Structure of the Cyanobacterial Phytochrome 2 Photosensor Implies a Tryptophan Switch for Phytochrome Signaling

Background: Phytochromes are red/far-red photoreceptors using a bilin chromophore. Results: Compared with Cph1, the Cph2 bilin-binding site differs around the propionates, but utilizes an otherwise conserved tongue for sealing the chromophore from solvent. Conclusion: The tongue signals via a tryptophan switch within the tongue-GAF domain interface. Significance: The first structure of a Cph2-type phytochrome indicates a common mechanism for photoswitching in all canonical phytochromes. Phytochromes are highly versatile photoreceptors, which occur ubiquitously in plants as well as in many light-responsive microorganisms.

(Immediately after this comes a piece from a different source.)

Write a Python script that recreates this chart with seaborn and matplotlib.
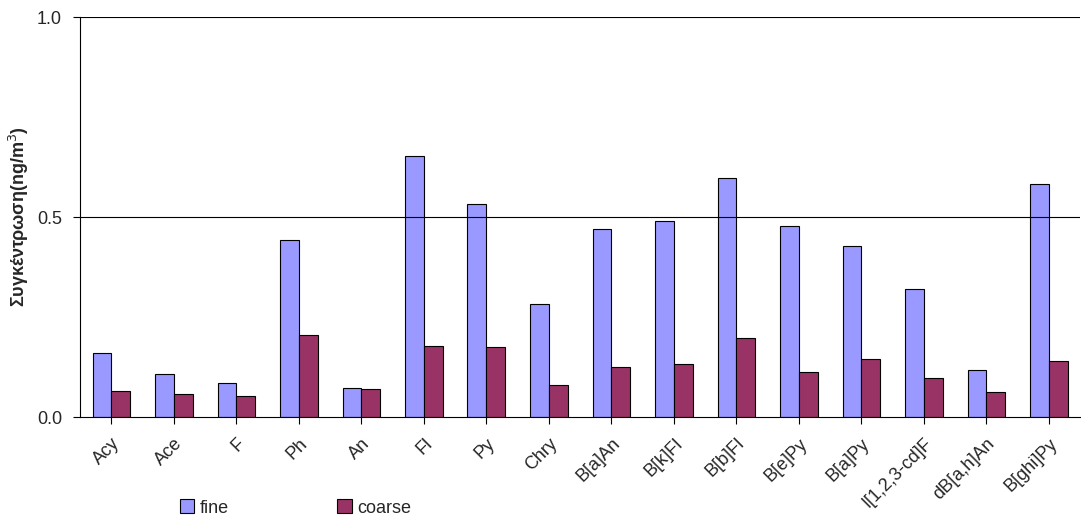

Here, photosynthetic cyanobacteria utilize up to three different phytochrome architectures, where only the plant-like and the single-domain cyanobacteriochromes are structurally characterized so far. Cph2 represents a third group in Synechocystis species and affects their capability of phototaxis by controlling c-di-GMP synthesis and degradation. The 2.6- crystal structure of its red/far-red responsive photosensory module in the P-r state reveals a tandem-GAF bidomain that lacks the figure-of-eight knot of the plant/cph1 subfamily. Its covalently attached phycocyanobilin chromophore adopts a highly tilted ZZZssa conformation with a novel set of interactions between its propionates and the GAF1 domain. The tongue-like protrusion from the GAF2 domain interacts with the GAF1-bound chromophore via its conserved PRXSF, WXE, and W(G/A)G motifs. Mutagenesis showed that the integrity of the tongue is indispensable for P-r P-fr photoconversion and involves a swap of the motifs' tryptophans within the tongue-GAF1 interface. This Trp switch is supposed to be a crucial element for the photochromicity of all multidomain phytochromes.